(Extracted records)
################

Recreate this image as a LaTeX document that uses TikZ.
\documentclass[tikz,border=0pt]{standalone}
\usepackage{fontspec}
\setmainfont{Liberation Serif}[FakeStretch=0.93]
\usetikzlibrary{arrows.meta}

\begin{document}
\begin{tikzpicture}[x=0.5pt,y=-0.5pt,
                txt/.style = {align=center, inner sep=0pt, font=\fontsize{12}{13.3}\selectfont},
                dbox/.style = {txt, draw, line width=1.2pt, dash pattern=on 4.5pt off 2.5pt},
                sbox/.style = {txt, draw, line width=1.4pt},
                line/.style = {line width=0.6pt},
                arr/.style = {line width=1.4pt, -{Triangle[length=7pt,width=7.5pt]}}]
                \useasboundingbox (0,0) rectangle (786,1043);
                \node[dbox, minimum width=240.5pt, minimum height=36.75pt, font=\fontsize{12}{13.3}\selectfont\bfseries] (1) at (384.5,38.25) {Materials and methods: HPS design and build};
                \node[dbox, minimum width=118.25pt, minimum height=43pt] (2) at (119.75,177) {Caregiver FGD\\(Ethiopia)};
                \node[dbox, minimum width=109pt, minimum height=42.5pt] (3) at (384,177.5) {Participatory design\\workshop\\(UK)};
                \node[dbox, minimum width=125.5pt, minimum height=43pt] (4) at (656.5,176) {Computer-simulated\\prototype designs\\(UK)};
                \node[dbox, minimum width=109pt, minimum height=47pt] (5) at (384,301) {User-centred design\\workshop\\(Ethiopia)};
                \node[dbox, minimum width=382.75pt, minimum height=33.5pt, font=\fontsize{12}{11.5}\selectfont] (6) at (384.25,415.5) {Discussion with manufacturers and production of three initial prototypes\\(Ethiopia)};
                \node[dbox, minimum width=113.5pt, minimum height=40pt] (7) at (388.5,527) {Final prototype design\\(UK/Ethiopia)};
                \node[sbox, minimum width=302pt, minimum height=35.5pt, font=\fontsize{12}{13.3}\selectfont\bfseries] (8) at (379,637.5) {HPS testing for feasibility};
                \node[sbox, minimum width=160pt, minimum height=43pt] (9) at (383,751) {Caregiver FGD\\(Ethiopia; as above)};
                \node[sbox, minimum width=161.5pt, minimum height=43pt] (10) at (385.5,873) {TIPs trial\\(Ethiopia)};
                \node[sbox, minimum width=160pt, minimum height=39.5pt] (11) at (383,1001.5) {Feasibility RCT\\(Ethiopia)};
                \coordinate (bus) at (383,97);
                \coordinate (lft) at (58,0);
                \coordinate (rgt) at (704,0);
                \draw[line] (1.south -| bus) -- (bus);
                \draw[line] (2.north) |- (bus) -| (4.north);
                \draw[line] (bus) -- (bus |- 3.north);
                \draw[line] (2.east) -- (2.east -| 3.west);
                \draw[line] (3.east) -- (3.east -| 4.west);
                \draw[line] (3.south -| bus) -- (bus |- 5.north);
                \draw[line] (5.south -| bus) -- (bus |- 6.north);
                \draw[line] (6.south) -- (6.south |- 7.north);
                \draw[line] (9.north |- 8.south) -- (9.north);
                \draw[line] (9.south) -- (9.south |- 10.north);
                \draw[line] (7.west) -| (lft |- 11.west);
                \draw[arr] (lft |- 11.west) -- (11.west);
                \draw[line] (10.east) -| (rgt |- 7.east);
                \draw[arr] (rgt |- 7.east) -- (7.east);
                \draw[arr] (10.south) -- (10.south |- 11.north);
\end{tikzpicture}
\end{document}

################

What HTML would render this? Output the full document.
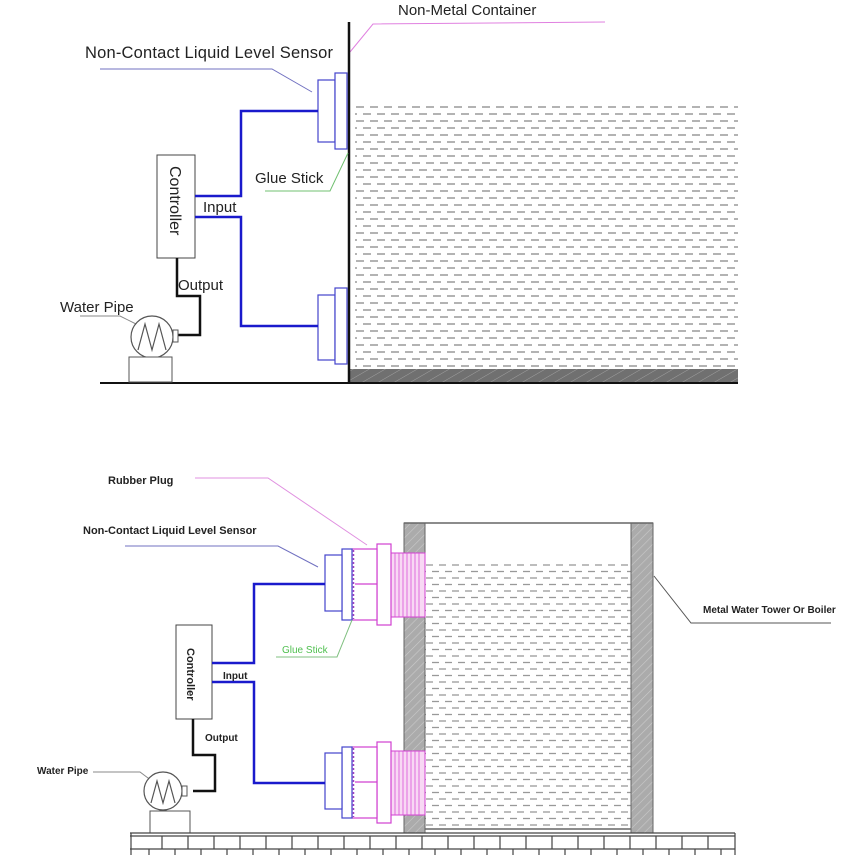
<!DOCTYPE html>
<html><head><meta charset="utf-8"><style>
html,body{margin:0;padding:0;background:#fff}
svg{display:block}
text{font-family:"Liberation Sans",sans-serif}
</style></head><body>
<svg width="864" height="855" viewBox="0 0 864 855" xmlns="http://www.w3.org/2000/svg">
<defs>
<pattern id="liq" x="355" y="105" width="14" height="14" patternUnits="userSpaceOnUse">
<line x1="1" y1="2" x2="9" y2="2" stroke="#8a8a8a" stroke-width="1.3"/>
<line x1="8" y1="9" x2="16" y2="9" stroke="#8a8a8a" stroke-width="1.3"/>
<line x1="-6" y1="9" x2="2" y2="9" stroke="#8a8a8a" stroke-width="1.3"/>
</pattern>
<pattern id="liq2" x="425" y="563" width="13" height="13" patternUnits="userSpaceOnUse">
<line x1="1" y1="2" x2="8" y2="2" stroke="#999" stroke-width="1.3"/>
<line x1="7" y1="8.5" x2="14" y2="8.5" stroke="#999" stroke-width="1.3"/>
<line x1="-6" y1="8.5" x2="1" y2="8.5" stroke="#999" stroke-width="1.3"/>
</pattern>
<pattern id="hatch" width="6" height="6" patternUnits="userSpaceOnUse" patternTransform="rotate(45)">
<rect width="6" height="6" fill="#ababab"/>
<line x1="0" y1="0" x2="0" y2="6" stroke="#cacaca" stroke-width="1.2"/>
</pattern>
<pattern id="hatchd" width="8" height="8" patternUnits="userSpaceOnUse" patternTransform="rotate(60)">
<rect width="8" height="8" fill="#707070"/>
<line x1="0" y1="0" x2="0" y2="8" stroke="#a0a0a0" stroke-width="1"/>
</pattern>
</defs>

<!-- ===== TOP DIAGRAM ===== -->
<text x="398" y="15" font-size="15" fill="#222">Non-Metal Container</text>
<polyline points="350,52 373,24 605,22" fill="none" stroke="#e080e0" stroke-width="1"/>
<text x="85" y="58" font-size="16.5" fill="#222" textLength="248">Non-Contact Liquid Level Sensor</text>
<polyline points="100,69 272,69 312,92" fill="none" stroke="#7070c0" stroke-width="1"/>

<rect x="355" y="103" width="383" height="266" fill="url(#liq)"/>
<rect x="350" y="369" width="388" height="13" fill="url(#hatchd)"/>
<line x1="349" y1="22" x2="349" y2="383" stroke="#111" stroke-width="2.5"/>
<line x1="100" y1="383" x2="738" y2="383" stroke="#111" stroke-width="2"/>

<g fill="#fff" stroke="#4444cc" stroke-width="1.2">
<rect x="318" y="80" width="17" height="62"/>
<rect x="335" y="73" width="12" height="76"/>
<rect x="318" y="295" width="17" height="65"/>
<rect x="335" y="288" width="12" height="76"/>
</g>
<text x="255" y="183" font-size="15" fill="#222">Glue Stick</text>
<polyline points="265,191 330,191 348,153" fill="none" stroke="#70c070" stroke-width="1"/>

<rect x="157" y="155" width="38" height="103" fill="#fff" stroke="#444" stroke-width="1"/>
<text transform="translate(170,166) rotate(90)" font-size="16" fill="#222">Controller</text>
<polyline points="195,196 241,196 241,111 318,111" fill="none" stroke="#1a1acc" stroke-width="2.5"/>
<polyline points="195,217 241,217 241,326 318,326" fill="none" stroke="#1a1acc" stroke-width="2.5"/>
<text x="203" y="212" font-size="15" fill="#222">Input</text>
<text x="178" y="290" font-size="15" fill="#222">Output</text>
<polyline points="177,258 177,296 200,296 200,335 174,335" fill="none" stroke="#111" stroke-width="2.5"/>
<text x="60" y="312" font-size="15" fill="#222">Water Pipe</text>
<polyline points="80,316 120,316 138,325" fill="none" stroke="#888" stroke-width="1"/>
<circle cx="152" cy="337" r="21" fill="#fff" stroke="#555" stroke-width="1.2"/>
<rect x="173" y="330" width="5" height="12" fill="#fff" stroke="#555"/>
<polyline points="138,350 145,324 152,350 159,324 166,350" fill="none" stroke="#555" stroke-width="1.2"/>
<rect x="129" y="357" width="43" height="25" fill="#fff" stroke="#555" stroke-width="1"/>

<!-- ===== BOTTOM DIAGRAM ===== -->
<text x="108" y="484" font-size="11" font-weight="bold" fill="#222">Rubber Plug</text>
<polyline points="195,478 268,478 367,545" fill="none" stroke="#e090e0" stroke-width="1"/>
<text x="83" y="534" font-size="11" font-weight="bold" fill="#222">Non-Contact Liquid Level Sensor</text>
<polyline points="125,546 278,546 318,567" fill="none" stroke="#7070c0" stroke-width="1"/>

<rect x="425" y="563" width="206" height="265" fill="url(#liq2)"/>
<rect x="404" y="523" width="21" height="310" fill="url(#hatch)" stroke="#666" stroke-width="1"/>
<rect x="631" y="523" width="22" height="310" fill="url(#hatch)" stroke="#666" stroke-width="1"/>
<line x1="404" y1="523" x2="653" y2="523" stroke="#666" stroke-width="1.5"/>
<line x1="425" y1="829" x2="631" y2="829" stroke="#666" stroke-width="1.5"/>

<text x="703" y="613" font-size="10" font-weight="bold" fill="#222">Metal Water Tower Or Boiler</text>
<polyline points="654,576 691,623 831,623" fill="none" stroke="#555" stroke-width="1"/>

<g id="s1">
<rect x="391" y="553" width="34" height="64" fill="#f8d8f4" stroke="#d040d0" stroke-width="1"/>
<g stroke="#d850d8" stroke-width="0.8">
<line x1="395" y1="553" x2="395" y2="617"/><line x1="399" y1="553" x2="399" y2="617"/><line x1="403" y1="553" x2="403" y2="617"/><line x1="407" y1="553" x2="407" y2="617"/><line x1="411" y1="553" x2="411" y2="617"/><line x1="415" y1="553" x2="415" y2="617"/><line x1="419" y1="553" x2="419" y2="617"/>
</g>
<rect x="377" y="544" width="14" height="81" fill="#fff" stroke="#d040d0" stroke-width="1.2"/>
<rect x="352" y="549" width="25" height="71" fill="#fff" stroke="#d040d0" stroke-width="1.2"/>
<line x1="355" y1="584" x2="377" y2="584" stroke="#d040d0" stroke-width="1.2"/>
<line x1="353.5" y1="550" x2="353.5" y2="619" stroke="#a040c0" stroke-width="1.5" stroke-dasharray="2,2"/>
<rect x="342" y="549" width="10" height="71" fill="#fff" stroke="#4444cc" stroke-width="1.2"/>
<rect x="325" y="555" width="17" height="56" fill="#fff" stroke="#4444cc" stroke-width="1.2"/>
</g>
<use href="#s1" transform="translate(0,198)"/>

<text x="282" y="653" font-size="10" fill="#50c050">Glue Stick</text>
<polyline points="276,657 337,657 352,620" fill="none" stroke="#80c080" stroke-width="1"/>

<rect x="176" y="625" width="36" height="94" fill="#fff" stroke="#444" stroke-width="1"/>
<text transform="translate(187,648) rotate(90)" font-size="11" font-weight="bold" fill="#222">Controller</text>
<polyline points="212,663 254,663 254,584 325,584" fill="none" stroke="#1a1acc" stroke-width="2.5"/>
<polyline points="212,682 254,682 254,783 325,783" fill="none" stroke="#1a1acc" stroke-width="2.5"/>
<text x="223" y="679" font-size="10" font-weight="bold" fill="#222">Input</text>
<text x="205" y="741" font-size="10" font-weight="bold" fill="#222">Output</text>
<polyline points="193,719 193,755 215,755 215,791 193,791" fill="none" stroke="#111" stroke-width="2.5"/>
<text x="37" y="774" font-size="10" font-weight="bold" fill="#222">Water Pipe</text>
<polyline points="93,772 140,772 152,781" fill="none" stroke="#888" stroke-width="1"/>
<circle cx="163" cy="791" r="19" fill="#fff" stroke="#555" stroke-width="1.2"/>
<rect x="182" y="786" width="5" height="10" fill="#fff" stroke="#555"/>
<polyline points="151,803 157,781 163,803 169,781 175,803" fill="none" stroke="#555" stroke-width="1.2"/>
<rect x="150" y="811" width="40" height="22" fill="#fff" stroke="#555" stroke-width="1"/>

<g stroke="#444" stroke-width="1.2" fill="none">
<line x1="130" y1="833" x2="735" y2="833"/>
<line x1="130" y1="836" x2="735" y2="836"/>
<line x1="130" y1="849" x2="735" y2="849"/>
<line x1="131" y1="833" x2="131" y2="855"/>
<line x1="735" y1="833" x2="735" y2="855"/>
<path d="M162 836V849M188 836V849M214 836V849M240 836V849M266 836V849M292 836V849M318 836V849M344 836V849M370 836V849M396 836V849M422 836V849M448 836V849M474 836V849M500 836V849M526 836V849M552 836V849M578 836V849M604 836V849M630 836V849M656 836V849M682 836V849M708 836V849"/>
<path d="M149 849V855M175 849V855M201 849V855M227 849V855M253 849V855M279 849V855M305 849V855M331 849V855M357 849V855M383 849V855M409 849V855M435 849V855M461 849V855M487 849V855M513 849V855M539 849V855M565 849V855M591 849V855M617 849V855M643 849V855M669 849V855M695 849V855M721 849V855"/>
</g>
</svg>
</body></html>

################

__What is needed__.
Out of the preceding entries, pull every line containing the string "this".

__Worked solution__.
Recreate this image as a LaTeX document that uses TikZ.
What HTML would render this? Output the full document.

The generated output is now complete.